_Given instruction_.
Do not copy the pictures; transcribe all other material exactly.

_Supplied data_.

++++++

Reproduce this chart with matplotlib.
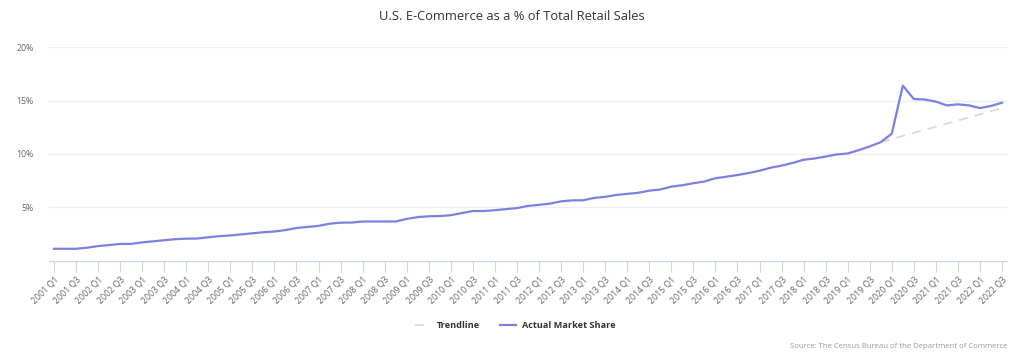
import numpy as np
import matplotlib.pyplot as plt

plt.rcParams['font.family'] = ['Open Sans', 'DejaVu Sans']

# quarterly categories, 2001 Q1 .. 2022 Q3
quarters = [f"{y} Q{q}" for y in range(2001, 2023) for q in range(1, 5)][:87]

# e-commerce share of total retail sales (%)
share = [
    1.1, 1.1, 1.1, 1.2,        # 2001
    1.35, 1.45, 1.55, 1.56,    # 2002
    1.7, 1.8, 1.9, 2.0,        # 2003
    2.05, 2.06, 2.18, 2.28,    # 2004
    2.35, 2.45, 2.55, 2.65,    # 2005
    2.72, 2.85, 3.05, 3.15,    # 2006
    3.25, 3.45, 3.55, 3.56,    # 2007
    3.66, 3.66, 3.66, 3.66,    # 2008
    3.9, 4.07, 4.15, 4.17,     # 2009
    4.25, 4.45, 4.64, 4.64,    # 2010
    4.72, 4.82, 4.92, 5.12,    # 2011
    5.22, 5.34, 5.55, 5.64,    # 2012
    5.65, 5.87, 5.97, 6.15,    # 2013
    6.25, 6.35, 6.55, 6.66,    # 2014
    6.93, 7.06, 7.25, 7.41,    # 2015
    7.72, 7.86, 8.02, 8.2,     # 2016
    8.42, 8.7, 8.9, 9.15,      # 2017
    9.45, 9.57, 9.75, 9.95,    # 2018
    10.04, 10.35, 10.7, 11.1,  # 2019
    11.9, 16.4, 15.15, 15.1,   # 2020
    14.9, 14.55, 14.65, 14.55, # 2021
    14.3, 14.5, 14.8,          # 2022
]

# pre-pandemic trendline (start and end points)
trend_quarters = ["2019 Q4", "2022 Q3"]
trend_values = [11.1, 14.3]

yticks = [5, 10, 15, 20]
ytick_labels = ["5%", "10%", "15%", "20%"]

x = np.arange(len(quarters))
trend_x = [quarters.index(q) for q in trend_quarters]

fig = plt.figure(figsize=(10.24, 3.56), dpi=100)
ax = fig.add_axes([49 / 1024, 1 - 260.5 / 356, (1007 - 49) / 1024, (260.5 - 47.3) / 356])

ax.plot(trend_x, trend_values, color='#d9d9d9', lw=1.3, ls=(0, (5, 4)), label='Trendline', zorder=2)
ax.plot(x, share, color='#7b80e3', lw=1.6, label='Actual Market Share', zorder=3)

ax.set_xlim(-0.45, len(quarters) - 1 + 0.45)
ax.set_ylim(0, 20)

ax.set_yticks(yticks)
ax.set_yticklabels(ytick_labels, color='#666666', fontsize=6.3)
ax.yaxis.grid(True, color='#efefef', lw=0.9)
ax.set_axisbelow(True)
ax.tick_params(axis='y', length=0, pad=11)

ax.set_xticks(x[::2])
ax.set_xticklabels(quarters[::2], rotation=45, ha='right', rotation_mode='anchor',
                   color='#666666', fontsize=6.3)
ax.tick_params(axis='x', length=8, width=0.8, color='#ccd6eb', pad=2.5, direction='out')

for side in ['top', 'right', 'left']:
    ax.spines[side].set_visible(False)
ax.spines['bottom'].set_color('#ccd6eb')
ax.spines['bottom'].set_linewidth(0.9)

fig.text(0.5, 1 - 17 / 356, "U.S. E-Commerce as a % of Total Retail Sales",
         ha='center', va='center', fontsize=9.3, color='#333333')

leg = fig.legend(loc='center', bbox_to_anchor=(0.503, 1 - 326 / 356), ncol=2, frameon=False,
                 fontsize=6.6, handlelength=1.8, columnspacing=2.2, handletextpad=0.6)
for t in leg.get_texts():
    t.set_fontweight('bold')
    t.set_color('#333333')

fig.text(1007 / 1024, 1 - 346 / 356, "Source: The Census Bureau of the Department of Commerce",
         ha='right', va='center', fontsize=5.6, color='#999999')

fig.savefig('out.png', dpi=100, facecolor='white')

++++++

_Right answer_.
Reproduce this chart with matplotlib.
import numpy as np
import matplotlib.pyplot as plt

plt.rcParams['font.family'] = ['Open Sans', 'DejaVu Sans']

# quarterly categories, 2001 Q1 .. 2022 Q3
quarters = [f"{y} Q{q}" for y in range(2001, 2023) for q in range(1, 5)][:87]

# e-commerce share of total retail sales (%)
share = [
    1.1, 1.1, 1.1, 1.2,        # 2001
    1.35, 1.45, 1.55, 1.56,    # 2002
    1.7, 1.8, 1.9, 2.0,        # 2003
    2.05, 2.06, 2.18, 2.28,    # 2004
    2.35, 2.45, 2.55, 2.65,    # 2005
    2.72, 2.85, 3.05, 3.15,    # 2006
    3.25, 3.45, 3.55, 3.56,    # 2007
    3.66, 3.66, 3.66, 3.66,    # 2008
    3.9, 4.07, 4.15, 4.17,     # 2009
    4.25, 4.45, 4.64, 4.64,    # 2010
    4.72, 4.82, 4.92, 5.12,    # 2011
    5.22, 5.34, 5.55, 5.64,    # 2012
    5.65, 5.87, 5.97, 6.15,    # 2013
    6.25, 6.35, 6.55, 6.66,    # 2014
    6.93, 7.06, 7.25, 7.41,    # 2015
    7.72, 7.86, 8.02, 8.2,     # 2016
    8.42, 8.7, 8.9, 9.15,      # 2017
    9.45, 9.57, 9.75, 9.95,    # 2018
    10.04, 10.35, 10.7, 11.1,  # 2019
    11.9, 16.4, 15.15, 15.1,   # 2020
    14.9, 14.55, 14.65, 14.55, # 2021
    14.3, 14.5, 14.8,          # 2022
]

# pre-pandemic trendline (start and end points)
trend_quarters = ["2019 Q4", "2022 Q3"]
trend_values = [11.1, 14.3]

yticks = [5, 10, 15, 20]
ytick_labels = ["5%", "10%", "15%", "20%"]

x = np.arange(len(quarters))
trend_x = [quarters.index(q) for q in trend_quarters]

fig = plt.figure(figsize=(10.24, 3.56), dpi=100)
ax = fig.add_axes([49 / 1024, 1 - 260.5 / 356, (1007 - 49) / 1024, (260.5 - 47.3) / 356])

ax.plot(trend_x, trend_values, color='#d9d9d9', lw=1.3, ls=(0, (5, 4)), label='Trendline', zorder=2)
ax.plot(x, share, color='#7b80e3', lw=1.6, label='Actual Market Share', zorder=3)

ax.set_xlim(-0.45, len(quarters) - 1 + 0.45)
ax.set_ylim(0, 20)

ax.set_yticks(yticks)
ax.set_yticklabels(ytick_labels, color='#666666', fontsize=6.3)
ax.yaxis.grid(True, color='#efefef', lw=0.9)
ax.set_axisbelow(True)
ax.tick_params(axis='y', length=0, pad=11)

ax.set_xticks(x[::2])
ax.set_xticklabels(quarters[::2], rotation=45, ha='right', rotation_mode='anchor',
                   color='#666666', fontsize=6.3)
ax.tick_params(axis='x', length=8, width=0.8, color='#ccd6eb', pad=2.5, direction='out')

for side in ['top', 'right', 'left']:
    ax.spines[side].set_visible(False)
ax.spines['bottom'].set_color('#ccd6eb')
ax.spines['bottom'].set_linewidth(0.9)

fig.text(0.5, 1 - 17 / 356, "U.S. E-Commerce as a % of Total Retail Sales",
         ha='center', va='center', fontsize=9.3, color='#333333')

leg = fig.legend(loc='center', bbox_to_anchor=(0.503, 1 - 326 / 356), ncol=2, frameon=False,
                 fontsize=6.6, handlelength=1.8, columnspacing=2.2, handletextpad=0.6)
for t in leg.get_texts():
    t.set_fontweight('bold')
    t.set_color('#333333')

fig.text(1007 / 1024, 1 - 346 / 356, "Source: The Census Bureau of the Department of Commerce",
         ha='right', va='center', fontsize=5.6, color='#999999')

fig.savefig('out.png', dpi=100, facecolor='white')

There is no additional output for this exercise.